Jean-Pierre Alaux is a magazine, radio and television journalist
when he is not writing novels in southwestern France.
He is a genuine wine and food lover and recently won the Antonin Carême prize
for his cookbook La Truffe sur le Soufflé, which he wrote with the chef Alexis Pélissou.
He is the grandson of a winemaker and exhibits a real passion for wine and winemaking.
For him, there is no greater common denominator than wine.
He gets a sparkle in his eye when he talks about the Winemaker Detective series,
which he coauthors with Noël Balen.
Noël lives in Paris, where he shares his time between writing, making records, and lecturing on music.

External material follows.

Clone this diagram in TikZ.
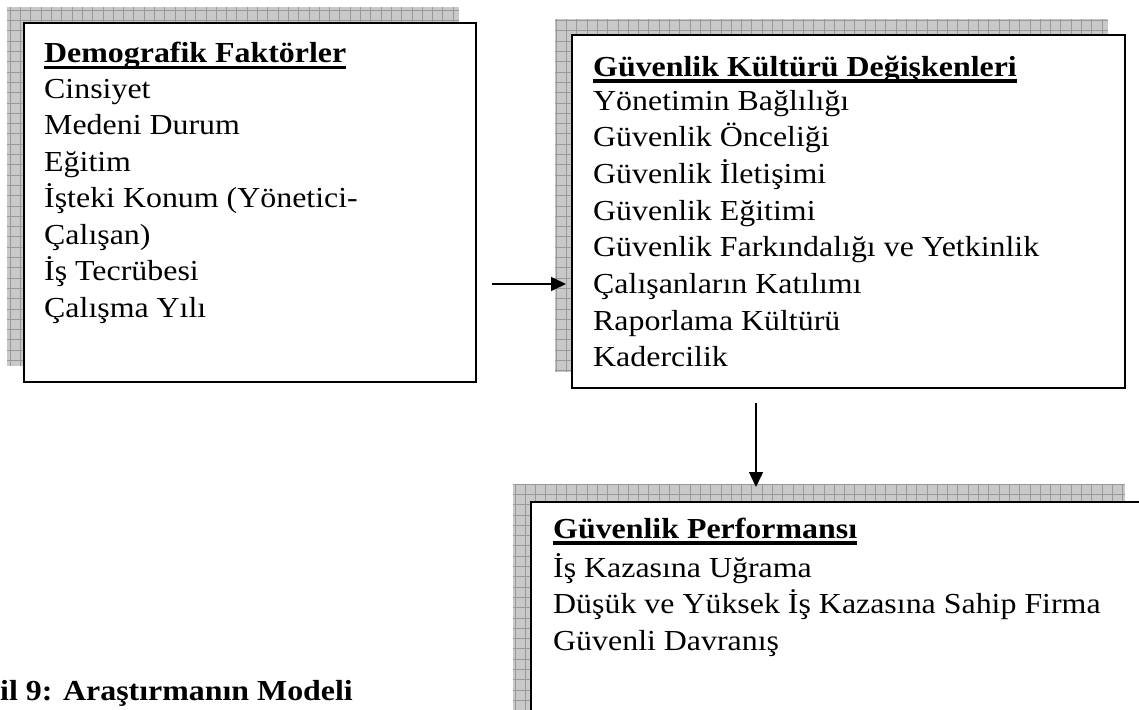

He plays bass, is a music critic
and has authored a number of books about musicians in addition to his novel and short-story writing.

 ABOUT THE TRANSLATOR

Translator Sally Pane studied French at State University of New York Oswego and the Sorbonne before receiving her Masters Degree in French Literature from the University of Colorado where she wrote Camus and the Americas: A Thematic Analysis of Three Works Based on His Journaux de Voyage.  Her career includes more than twenty years of translating and teaching French and Italian at Berlitz and at Colorado University Boulder.  She has worked in scientific, legal and literary translation; her literary translations include Operatic Arias; Singers Edition, and Reality and the Untheorizable by Clément Rosset.  She also served as the interpreter for the government cabinet of Rwanda and translated for Dian Fossey’s Digit Fund. In addition to her passion for French, she has studied Italian at Colorado University, in Rome and in Siena.  She lives in Boulder, Colorado with her husband.